Despite the risk in California, only 11.3 percent of Golden State residents purchase earthquake coverage, according to the state's Department of Insurance.

Pomeroy believes there are many reasons that Californians do not buy earthquake insurance despite the risks.

"It can cost more than the underlying homeowner’s coverage, and that's for an event that's very infrequent," he says.

How much does earthquake insurance cost?

An earthquake can significantly damage or even level your home. It also can toss around and destroy personal possessions.

Earthquake coverage reimburses any such losses caused by "earth movement," says Michael Barry, spokesman at the nonprofit Insurance Information Institute (III).

Losses that result from certain secondary events triggered by a quake – such as a fire ignited by a burst gas pipe, or flooding resulting from broken water pipes – are covered by home insurance policies in most states, he says.

Earthquake insurance is available as a separate standalone policy, or as an endorsement to your homeowner’s insurance policy. Typically, an endorsement will provide an amount of coverage equivalent to that of the rest of your home insurance policy.

The premium you pay for earthquake coverage depends on several factors. You will pay a lot more in parts of the country with a high risk for earthquakes.

The age of a home also impacts costs. Wood frame structures generally cost less to insure than brick buildings because the former have more flexibility and hold up better in earthquakes.

Premium costs are calculated on a "per $1,000 basis," according to the III. A frame house in the Pacific Northwest might cost $1 to $3 per $1,000 of coverage, while the same house on the East Coast might cost less than 50 cents per $1,000 to insure, the III says.

Meanwhile, a brick house in the Pacific Northwest would cost between $3 to $15 per $1,000, while the East Coast version could be insured for between 60 cents and 90 cents.
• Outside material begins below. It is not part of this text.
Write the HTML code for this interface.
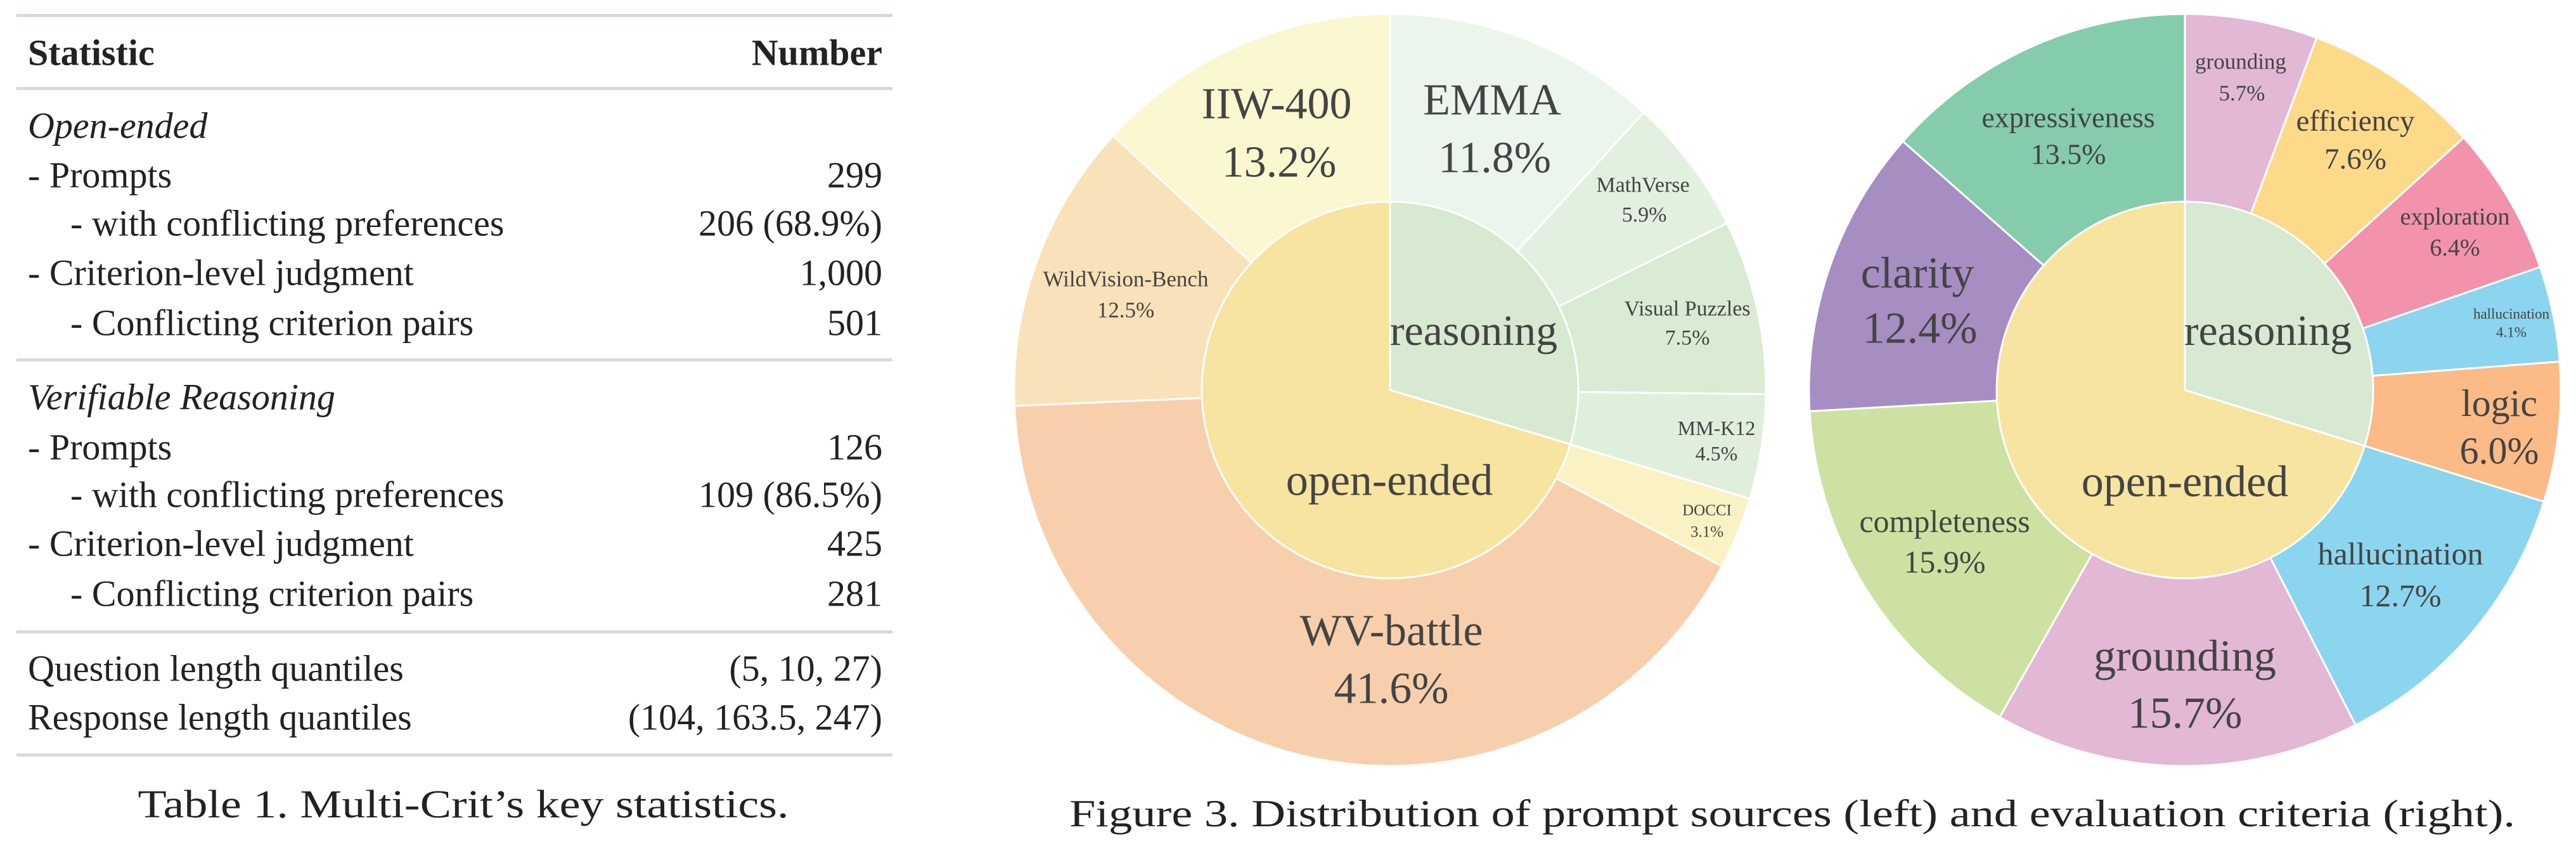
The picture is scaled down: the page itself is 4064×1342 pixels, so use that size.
<!DOCTYPE html>
<html><head><meta charset="utf-8"><style>
html,body{margin:0;padding:0;background:#fff;}
svg{display:block;font-family:"Liberation Serif","DejaVu Serif","Noto Serif CJK SC",serif;}
svg text{font-family:"Liberation Serif","DejaVu Serif","Noto Serif CJK SC",serif;}
</style></head><body>
<svg width="4064" height="1342" viewBox="0 0 4064 1342" xmlns="http://www.w3.org/2000/svg" style="font-family:'Liberation Serif','DejaVu Serif','Noto Serif CJK SC',serif">
<rect width="4064" height="1342" fill="#fff"/>
<g fill="#d5d9e2">
<rect x="26" y="22" width="1382" height="5"/>
<rect x="26" y="137" width="1382" height="5"/>
<rect x="26" y="565" width="1382" height="5"/>
<rect x="26" y="994" width="1382" height="5"/>
<rect x="26" y="1188" width="1382" height="5"/>
</g>
<g font-size="58" fill="#222" dominant-baseline="central">
<text x="44" y="83" font-weight="bold">Statistic</text>
<text x="1392" y="83" font-weight="bold" text-anchor="end">Number</text>
<text x="44" y="198" font-style="italic">Open-ended</text>
<text x="44" y="276">- Prompts</text><text x="1392" y="276" text-anchor="end">299</text>
<text x="111" y="352">- with conflicting preferences</text><text x="1392" y="352" text-anchor="end">206 (68.9%)</text>
<text x="44" y="430">- Criterion-level judgment</text><text x="1392" y="430" text-anchor="end">1,000</text>
<text x="111" y="509">- Conflicting criterion pairs</text><text x="1392" y="509" text-anchor="end">501</text>
<text x="44" y="626" font-style="italic">Verifiable Reasoning</text>
<text x="44" y="705">- Prompts</text><text x="1392" y="705" text-anchor="end">126</text>
<text x="111" y="780">- with conflicting preferences</text><text x="1392" y="780" text-anchor="end">109 (86.5%)</text>
<text x="44" y="857">- Criterion-level judgment</text><text x="1392" y="857" text-anchor="end">425</text>
<text x="111" y="936">- Conflicting criterion pairs</text><text x="1392" y="936" text-anchor="end">281</text>
<text x="44" y="1054">Question length quantiles</text><text x="1392" y="1054" text-anchor="end">(5, 10, 27)</text>
<text x="44" y="1131">Response length quantiles</text><text x="1392" y="1131" text-anchor="end">(104, 163.5, 247)</text>
<text x="731" y="1269" text-anchor="middle" font-size="62" textLength="1027" lengthAdjust="spacingAndGlyphs">Table 1. Multi-Crit’s key statistics.</text>
</g>

<g stroke="#fff" stroke-width="3" stroke-linejoin="round">
<path d="M2193 615 L2193 22 A593 593 0 0 1 2593.2 177.4 Z" fill="#ebf5ec"/>
<path d="M2193 615 L2593.2 177.4 A593 593 0 0 1 2724.4 351.9 Z" fill="#e2f0e0"/>
<path d="M2193 615 L2724.4 351.9 A593 593 0 0 1 2786.0 621.5 Z" fill="#d9ebd3"/>
<path d="M2193 615 L2786.0 621.5 A593 593 0 0 1 2760.7 786.5 Z" fill="#e0efdb"/>
<path d="M2193 615 L2760.7 786.5 A593 593 0 0 1 2716.7 893.0 Z" fill="#fbf2c4"/>
<path d="M2193 615 L2716.7 893.0 A593 593 0 0 1 1600.5 640.1 Z" fill="#f8cfac"/>
<path d="M2193 615 L1600.5 640.1 A593 593 0 0 1 1756.0 214.1 Z" fill="#f9e1b9"/>
<path d="M2193 615 L1756.0 214.1 A593 593 0 0 1 2193 22 Z" fill="#faf7d1"/>
<path d="M2193 615 L2193 318 A297 297 0 0 1 2477.4 700.5 Z" fill="#d7e9d1"/>
<path d="M2193 615 L2477.4 700.5 A297 297 0 1 1 2193 318 Z" fill="#f7e4a0"/>
</g>
<g fill="#444" text-anchor="middle" dominant-baseline="central">
<text x="2014" y="164" font-size="70">IIW-400</text><text x="2018" y="256" font-size="70">13.2%</text>
<text x="2354" y="158" font-size="70">EMMA</text><text x="2358" y="249" font-size="70">11.8%</text>
<text x="2592" y="292" font-size="34">MathVerse</text><text x="2594" y="339" font-size="34">5.9%</text>
<text x="2662" y="487" font-size="34">Visual Puzzles</text><text x="2662" y="533" font-size="34">7.5%</text>
<text x="2708" y="675" font-size="32">MM-K12</text><text x="2708" y="715" font-size="32">4.5%</text>
<text x="2693" y="805" font-size="25">DOCCI</text><text x="2693" y="839" font-size="25">3.1%</text>
<text x="1776" y="440" font-size="35">WildVision-Bench</text><text x="1776" y="489" font-size="35">12.5%</text>
<text x="2325" y="521" font-size="68">reasoning</text>
<text x="2192" y="758" font-size="70">open-ended</text>
<text x="2195" y="995" font-size="70">WV-battle</text><text x="2195" y="1086" font-size="70">41.6%</text>
</g>

<g stroke="#fff" stroke-width="3" stroke-linejoin="round">
<path d="M3447 615 L3447 22 A593 593 0 0 1 3654.8 59.6 Z" fill="#e3b8d5"/>
<path d="M3447 615 L3654.8 59.6 A593 593 0 0 1 3886.8 217.3 Z" fill="#fdd98a"/>
<path d="M3447 615 L3886.8 217.3 A593 593 0 0 1 4007.4 421.1 Z" fill="#f293ab"/>
<path d="M3447 615 L4007.4 421.1 A593 593 0 0 1 4038.3 570.3 Z" fill="#8bd5ef"/>
<path d="M3447 615 L4038.3 570.3 A593 593 0 0 1 4013.3 791.1 Z" fill="#fbba86"/>
<path d="M3447 615 L4013.3 791.1 A593 593 0 0 1 3716.2 1143.4 Z" fill="#8bd5ef"/>
<path d="M3447 615 L3716.2 1143.4 A593 593 0 0 1 3154.8 1131.0 Z" fill="#e3b8d5"/>
<path d="M3447 615 L3154.8 1131.0 A593 593 0 0 1 2854.9 648.5 Z" fill="#cde2a2"/>
<path d="M3447 615 L2854.9 648.5 A593 593 0 0 1 3002.2 222.9 Z" fill="#a68dc2"/>
<path d="M3447 615 L3002.2 222.9 A593 593 0 0 1 3447 22 Z" fill="#85ccad"/>
<path d="M3447 615 L3447 318 A297 297 0 0 1 3730.6 703.2 Z" fill="#d7e9d1"/>
<path d="M3447 615 L3730.6 703.2 A297 297 0 1 1 3447 318 Z" fill="#f7e4a0"/>
</g>
<g fill="#444" text-anchor="middle" dominant-baseline="central">
<text x="3535" y="97" font-size="35">grounding</text><text x="3537" y="147" font-size="35">5.7%</text>
<text x="3716" y="191" font-size="47">efficiency</text><text x="3716" y="251" font-size="47">7.6%</text>
<text x="3873" y="342" font-size="38">exploration</text><text x="3873" y="391" font-size="38">6.4%</text>
<text x="3962" y="495" font-size="23">hallucination</text><text x="3962" y="524" font-size="23">4.1%</text>
<text x="3943" y="636" font-size="60">logic</text><text x="3943" y="711" font-size="60">6.0%</text>
<text x="3787" y="873" font-size="50">hallucination</text><text x="3787" y="939" font-size="50">12.7%</text>
<text x="3447" y="1035" font-size="70">grounding</text><text x="3447" y="1125" font-size="70">15.7%</text>
<text x="3068" y="822" font-size="50">completeness</text><text x="3068" y="886" font-size="50">15.9%</text>
<text x="3025" y="431" font-size="70">clarity</text><text x="3029" y="518" font-size="70">12.4%</text>
<text x="3263" y="185" font-size="46">expressiveness</text><text x="3263" y="243" font-size="46">13.5%</text>
<text x="3578" y="521" font-size="68">reasoning</text>
<text x="3447" y="760" font-size="70">open-ended</text>
</g>

<text x="1687" y="1283" font-size="60" fill="#222" dominant-baseline="central" textLength="2281" lengthAdjust="spacingAndGlyphs">Figure 3. Distribution of prompt sources (left) and evaluation criteria (right).</text>
</svg>
</body></html>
Earthquake insurance in California

If you live in California, you can get earthquake coverage through the California Earthquake Authority (CEA).

The CEA was created in 1996 in the wake of the 1994 Northridge earthquake centered near Los Angeles that damaged many residential areas and triggered many home insurance claims.
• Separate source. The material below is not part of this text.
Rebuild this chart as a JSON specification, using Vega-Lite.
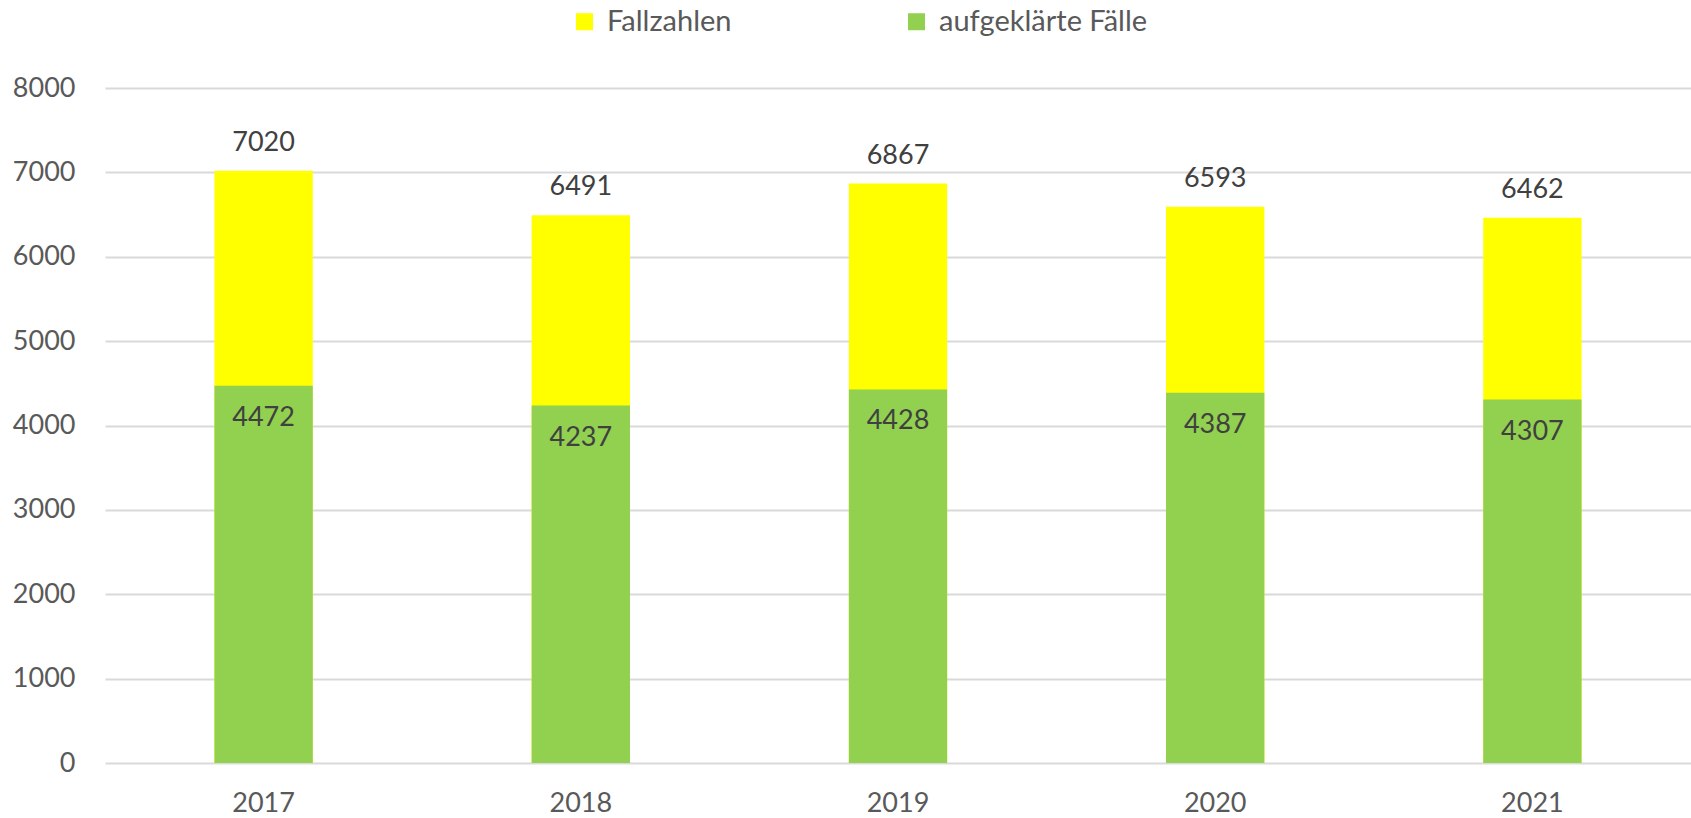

"Insurers got their clocks cleaned," says Glenn Pomeroy, CEO of the CEA. "Something like $14 billion was paid out."

For decades, California law has required all homeowner’s insurance companies to offer earthquake insurance to policyholders. Rather than face the prospect of more losses after Northridge, insurers began pulling out of the state market altogether.

The CEA was created as a publicly managed, mostly privately funded way for homeowners to protect their properties. Home insurance companies that participate in the CEA offer earthquake coverage, and the CEA bears the risk.
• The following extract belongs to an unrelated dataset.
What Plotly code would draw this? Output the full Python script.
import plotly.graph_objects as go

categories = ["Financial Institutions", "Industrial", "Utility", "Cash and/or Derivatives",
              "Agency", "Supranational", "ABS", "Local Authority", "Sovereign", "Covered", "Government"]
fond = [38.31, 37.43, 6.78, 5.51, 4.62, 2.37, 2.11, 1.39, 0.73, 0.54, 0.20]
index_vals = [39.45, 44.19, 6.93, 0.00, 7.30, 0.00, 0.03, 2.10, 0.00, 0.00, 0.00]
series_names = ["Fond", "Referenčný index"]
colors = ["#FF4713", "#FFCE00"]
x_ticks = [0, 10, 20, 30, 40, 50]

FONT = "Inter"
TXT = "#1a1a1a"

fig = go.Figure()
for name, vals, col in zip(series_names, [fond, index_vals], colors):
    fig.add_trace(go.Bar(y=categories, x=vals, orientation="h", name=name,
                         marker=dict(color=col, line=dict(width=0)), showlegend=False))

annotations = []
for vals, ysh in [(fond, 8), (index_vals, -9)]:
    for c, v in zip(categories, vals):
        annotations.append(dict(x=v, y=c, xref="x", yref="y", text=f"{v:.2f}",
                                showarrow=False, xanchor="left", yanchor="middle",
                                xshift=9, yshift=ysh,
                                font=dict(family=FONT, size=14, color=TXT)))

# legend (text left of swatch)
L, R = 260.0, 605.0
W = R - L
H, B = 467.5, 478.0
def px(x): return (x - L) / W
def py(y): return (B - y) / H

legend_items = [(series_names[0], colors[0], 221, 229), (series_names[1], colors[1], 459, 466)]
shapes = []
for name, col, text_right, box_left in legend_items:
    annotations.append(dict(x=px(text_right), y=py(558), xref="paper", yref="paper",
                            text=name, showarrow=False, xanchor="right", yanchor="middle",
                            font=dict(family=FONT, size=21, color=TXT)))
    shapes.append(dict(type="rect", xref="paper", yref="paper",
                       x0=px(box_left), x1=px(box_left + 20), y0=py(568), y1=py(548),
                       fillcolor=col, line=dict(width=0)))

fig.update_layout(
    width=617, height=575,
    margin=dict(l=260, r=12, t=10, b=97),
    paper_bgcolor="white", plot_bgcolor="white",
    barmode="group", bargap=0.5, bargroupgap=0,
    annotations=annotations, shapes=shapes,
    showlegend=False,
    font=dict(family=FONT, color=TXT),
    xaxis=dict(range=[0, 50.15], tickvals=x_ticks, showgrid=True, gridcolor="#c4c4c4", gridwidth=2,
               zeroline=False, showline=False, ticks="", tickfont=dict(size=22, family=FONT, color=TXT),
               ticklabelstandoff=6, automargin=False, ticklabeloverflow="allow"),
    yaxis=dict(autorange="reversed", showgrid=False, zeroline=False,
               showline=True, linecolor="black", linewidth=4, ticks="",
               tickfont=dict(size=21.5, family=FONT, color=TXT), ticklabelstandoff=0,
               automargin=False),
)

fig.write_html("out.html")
The CEA says it is the only entity of its kind in the country that provides earthquake insurance in this manner.

Currently, the CEA has more than 800,000 policies in force, which represents about 70 percent of the state's residential earthquake policies. The remainder of earthquake insurance policies in California is sold directly by insurers.

In 2011, the average annual CEA earthquake premium was $744.57, according to the California Department of Insurance.

Percentage deductibles

Earthquake coverage often comes with a "percentage deductible." That means instead of paying a standard deductible of $500 or $1,000, you pay a percentage of your home's insured value.

Percentage deductibles for earthquake coverage range between 2 percent and 20 percent of a home's replacement value, according to III. Some states with higher risks of earthquakes – including Nevada, Utah and Washington – set minimum deductibles of about 10 percent, III says.

The standard percentage deductible for a CEA policy in California is 15 percent, although homeowners willing to pay higher premiums can get a 10 percent deductible.

Moraga has words of wisdom for people who balk at buying earthquake coverage because they feel the deductible is too high:

"Without an earthquake policy, the deductible is 100 percent," Moraga says.